Led Mayd Me Stoopid
I’m an early Baby Boomer. I grew up with lead everywhere,
which must explain my stupidity.
When I was born, nearly all
gasoline contained lead. I remember how I liked the smell of gasoline fumes and
exhaust fumes. My dad told me that these fumes would make me sick. I didn’t
intentionally sniff the stuff after I learned that. But a person has to
breathe, so I probably got an average amount of lead from automotive emissions.
When I was little, all paint was
oil-based and about half of the paint contained lead. I remember being about
five and seeing painters use an electric coil to heat paint to the point of
smoking before they scraped the paint off. I remember the smell of burning
paint.
House gutters were soldered together
by hand 60 years ago. I remember watching a workman do this. He used some kind
of little stove to heat his iron, then joined the sheet metal and melted the
solder into the joints. I thought this was very cool. And of course, I was
exposed to some lead in the air.
Tinsel was once metal instead of
plastic. Some of that tinsel was made of lead. I can remember lead tinsel from
when I was about eight. The tinsel had to be lead – it was heavy and soft, and
it melted and smoked when I dropped it across the tracks for my model train. I
think the first time that happened, it was accidental, but it was so much fun
to watch that I often did it intentionally.
During the same period as the
tinsel experiments, my friends and I thought guns were great.

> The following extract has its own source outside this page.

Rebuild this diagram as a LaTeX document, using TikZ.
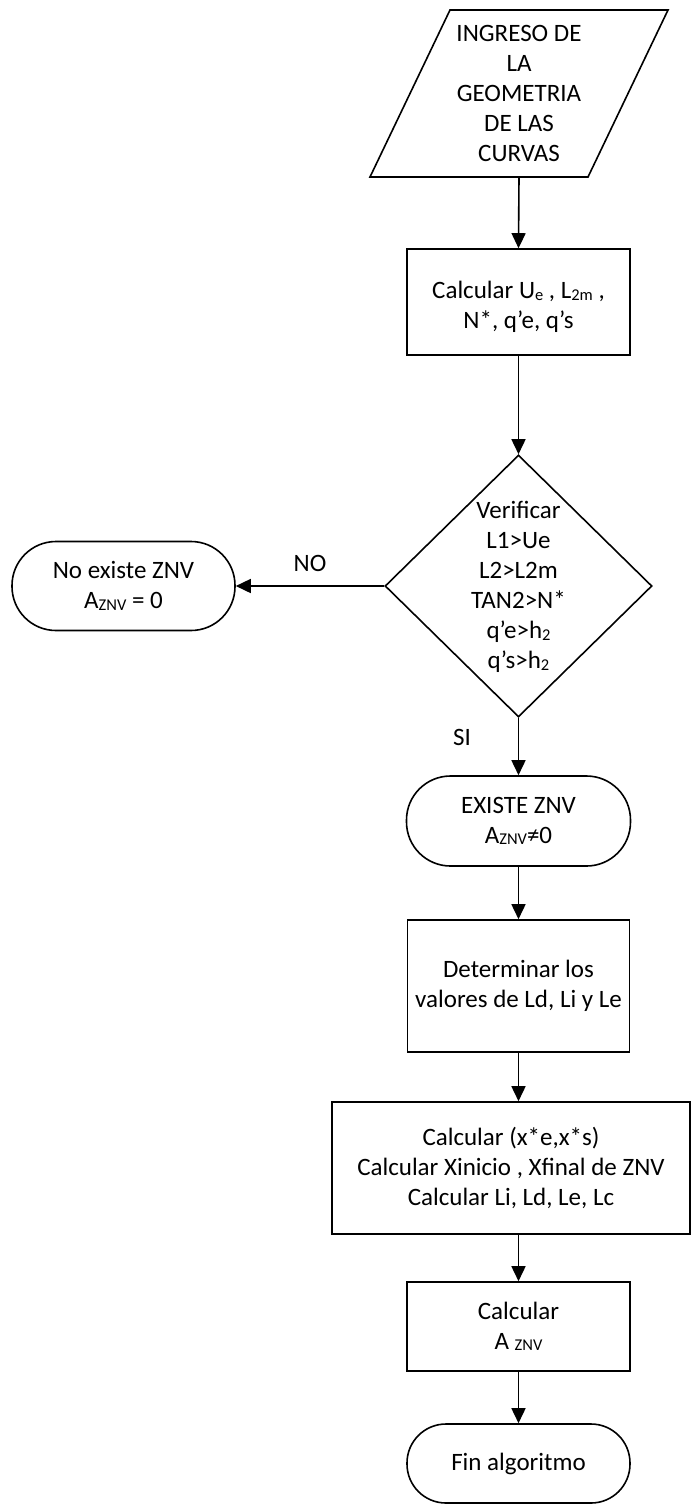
\documentclass[tikz,border=0pt]{standalone}
\usepackage{fontspec}
\setmainfont{Carlito}
\usetikzlibrary{arrows.meta,shapes.geometric}

% small lowered index text (U_e, L_2m, h_2, A_ZNV)
\newcommand{\lowidx}[1]{\raisebox{-1.5pt}{\fontsize{16.5}{16.5}\selectfont #1}}

\begin{document}
\begin{tikzpicture}[x=1pt,y=-1pt,
  every node/.style={font=\fontsize{25}{30}\selectfont, align=center, inner sep=0pt},
  outline/.style={draw, line width=1.6pt},
  procbox/.style={outline, rectangle, minimum width=#1},
  terminal/.style={outline, rectangle, rounded corners=44pt, minimum width=223pt, minimum height=89pt},
  flow/.style={line width=1.6pt, -{Triangle[length=15pt,width=14pt]}},
  lbl/.style={font=\fontsize{25}{30}\selectfont}]

\fill[white] (0,0) rectangle (693,1508);
\useasboundingbox (0,0) rectangle (693,1508);

% input (parallelogram)
\node[minimum width=220pt, minimum height=167pt] (in) at (519,93.5)
  {INGRESO DE\\LA\\GEOMETRIA\\DE LAS\\CURVAS};
\draw[outline] (450,10) -- (668,10) -- (588,177) -- (370,177) -- cycle;

% first computation
\node[procbox=223pt, minimum height=106pt] (calc1) at (518.5,302) {};
\node (calc1text) at (518.5,307)
  {Calcular U\lowidx{e} , L\lowidx{2m} ,\\N*, q’e, q’s};

% decision
\node[outline, diamond, minimum width=267pt, minimum height=262pt] (dec) at (518.5,586) {};
\node (dectext) at (518.5,587)
  {Verificar\\L1>Ue\\L2>L2m\\TAN2>N*\\q’e>h\lowidx{2}\\q’s>h\lowidx{2}};

% no branch
\node[terminal, minimum height=89pt] (noex) at (123.5,586)
  {No existe ZNV\\A\lowidx{ZNV} = 0};

% yes branch
\node[terminal, minimum width=224pt, minimum height=90pt] (exist) at (518.5,821)
  {EXISTE ZNV\\A\lowidx{ZNV}≠0};

\node[procbox=222pt, minimum height=132pt] (det) at (518.5,986)
  {Determinar los\\valores de Ld, Li y Le};

\node[procbox=358pt, minimum height=132pt] (calc2) at (511,1168)
  {Calcular (x*e,x*s)\\Calcular Xinicio , Xfinal de ZNV\\Calcular Li, Ld, Le, Lc};

\node[procbox=223pt, minimum height=89pt] (calc3) at (518.5,1326.5)
  {Calcular\\A \lowidx{ZNV}};

\node[terminal, minimum height=79pt, rounded corners=39pt] (fin) at (518.5,1463.5)
  {Fin algoritmo};

% connectors
\draw[flow] (in.south) -- (calc1.north);
\draw[flow] (calc1.south) -- (dec.north);
\draw[flow] (dec.west) -- node[lbl, above=14pt, pos=0.5] (nolbl) {NO} (noex.east);
\draw[flow] (dec.south) -- (exist.north);
\node[lbl] (silbl) at (462,737) {SI};
\draw[flow] (exist.south) -- (det.north);
\draw[flow] (det.south) -- (det.south |- calc2.north);
\draw[flow] (det.south |- calc2.south) -- (calc3.north);
\draw[flow] (calc3.south) -- (fin.north);

\end{tikzpicture}
\end{document}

We weren’t
allowed near any real guns – my parents wouldn’t have one, and the other
parents, if they had guns, certainly kept their children away from them. But we
got vicarious satisfaction from collecting used bullets. Close to our
neighborhood were shooting ranges related to a military school. We often went
to these locations to gather the discarded brass casings. We also liked to dig
in the target areas for the slugs, which were full of lead.
Copper plumbing used
lead-containing solder until 1986. I don’t know what kinds of pipes were used
in any of the homes I had as child, but if there were copper pipes, they were joined
with lead-based solder.
Ink used to print books contained
lead. I’ve always been an avid reader, so if there was lead in these poisonous
publications, I absorbed more than the average child. My parents probably
should have bought a TV instead of these vile tomes.
I was apparently exposed to a
great deal of lead as a child. So I must be stupid.
How stupid am I? I only skipped
one grade in elementary school. I didn’t make a perfect score on the SAT – didn’t
even get within 100 points. I wasn’t the valedictorian of my college class – in
fact, I just barely avoided cum laude. The full-ride fellowship I got to
graduate school was used, not brand new. Despite two interviews for Jeopardy!, I’ve
never been picked for the show. I’m so thick I’m sick, and so sick I’m thick.
I guess we really DO need to be hysterical about the
slightest trace of lead. We need to
force landlords to disclose what they know about lead paint on their property.
Landlords must supply a 19-page
brochure to tenants. Toys must not contain one
atom of lead. Lead must disappear
from ink. Billions must be spent on EPA bureaucrats, and billions in compliance
cost of regulations must continue, nay, accelerate!
If even one child is saved from my horrible
fate, all the expense and loss of freedom are worth it.